Data extract:
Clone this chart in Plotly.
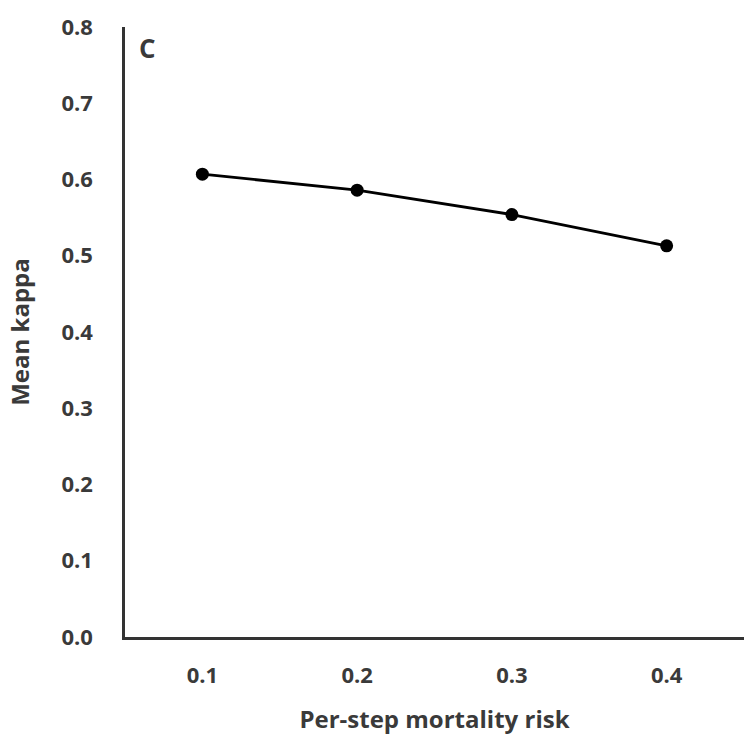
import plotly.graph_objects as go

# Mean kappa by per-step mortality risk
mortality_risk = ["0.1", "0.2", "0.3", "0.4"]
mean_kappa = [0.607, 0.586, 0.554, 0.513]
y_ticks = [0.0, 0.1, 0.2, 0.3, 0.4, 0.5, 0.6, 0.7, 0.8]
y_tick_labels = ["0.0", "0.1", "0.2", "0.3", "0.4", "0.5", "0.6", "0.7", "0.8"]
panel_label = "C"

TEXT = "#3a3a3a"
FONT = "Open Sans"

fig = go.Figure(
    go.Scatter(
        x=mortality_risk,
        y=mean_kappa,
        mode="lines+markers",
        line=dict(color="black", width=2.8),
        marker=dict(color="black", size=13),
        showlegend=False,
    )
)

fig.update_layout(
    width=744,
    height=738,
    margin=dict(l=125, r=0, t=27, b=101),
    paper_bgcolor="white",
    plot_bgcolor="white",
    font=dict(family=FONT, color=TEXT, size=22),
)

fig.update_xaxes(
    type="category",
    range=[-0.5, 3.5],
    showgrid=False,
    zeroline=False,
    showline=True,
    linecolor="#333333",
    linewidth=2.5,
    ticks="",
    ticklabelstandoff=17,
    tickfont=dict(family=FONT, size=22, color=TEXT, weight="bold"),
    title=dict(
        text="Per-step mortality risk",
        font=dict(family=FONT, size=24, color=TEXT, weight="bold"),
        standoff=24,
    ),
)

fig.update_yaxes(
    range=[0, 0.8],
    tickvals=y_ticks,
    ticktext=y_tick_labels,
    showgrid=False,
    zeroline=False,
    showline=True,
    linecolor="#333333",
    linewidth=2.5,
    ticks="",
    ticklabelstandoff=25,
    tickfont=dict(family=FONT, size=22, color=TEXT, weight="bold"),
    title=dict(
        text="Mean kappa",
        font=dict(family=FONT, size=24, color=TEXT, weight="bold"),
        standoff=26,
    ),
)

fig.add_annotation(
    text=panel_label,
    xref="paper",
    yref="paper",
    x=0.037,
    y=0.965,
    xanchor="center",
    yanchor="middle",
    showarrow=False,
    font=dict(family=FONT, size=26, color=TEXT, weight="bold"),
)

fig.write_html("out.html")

Problem to solve:
Every line of text is to be repeated exactly; pictures are left out.

Exercise solution:
Clone this chart in Plotly.
import plotly.graph_objects as go

# Mean kappa by per-step mortality risk
mortality_risk = ["0.1", "0.2", "0.3", "0.4"]
mean_kappa = [0.607, 0.586, 0.554, 0.513]
y_ticks = [0.0, 0.1, 0.2, 0.3, 0.4, 0.5, 0.6, 0.7, 0.8]
y_tick_labels = ["0.0", "0.1", "0.2", "0.3", "0.4", "0.5", "0.6", "0.7", "0.8"]
panel_label = "C"

TEXT = "#3a3a3a"
FONT = "Open Sans"

fig = go.Figure(
    go.Scatter(
        x=mortality_risk,
        y=mean_kappa,
        mode="lines+markers",
        line=dict(color="black", width=2.8),
        marker=dict(color="black", size=13),
        showlegend=False,
    )
)

fig.update_layout(
    width=744,
    height=738,
    margin=dict(l=125, r=0, t=27, b=101),
    paper_bgcolor="white",
    plot_bgcolor="white",
    font=dict(family=FONT, color=TEXT, size=22),
)

fig.update_xaxes(
    type="category",
    range=[-0.5, 3.5],
    showgrid=False,
    zeroline=False,
    showline=True,
    linecolor="#333333",
    linewidth=2.5,
    ticks="",
    ticklabelstandoff=17,
    tickfont=dict(family=FONT, size=22, color=TEXT, weight="bold"),
    title=dict(
        text="Per-step mortality risk",
        font=dict(family=FONT, size=24, color=TEXT, weight="bold"),
        standoff=24,
    ),
)

fig.update_yaxes(
    range=[0, 0.8],
    tickvals=y_ticks,
    ticktext=y_tick_labels,
    showgrid=False,
    zeroline=False,
    showline=True,
    linecolor="#333333",
    linewidth=2.5,
    ticks="",
    ticklabelstandoff=25,
    tickfont=dict(family=FONT, size=22, color=TEXT, weight="bold"),
    title=dict(
        text="Mean kappa",
        font=dict(family=FONT, size=24, color=TEXT, weight="bold"),
        standoff=26,
    ),
)

fig.add_annotation(
    text=panel_label,
    xref="paper",
    yref="paper",
    x=0.037,
    y=0.965,
    xanchor="center",
    yanchor="middle",
    showarrow=False,
    font=dict(family=FONT, size=26, color=TEXT, weight="bold"),
)

fig.write_html("out.html")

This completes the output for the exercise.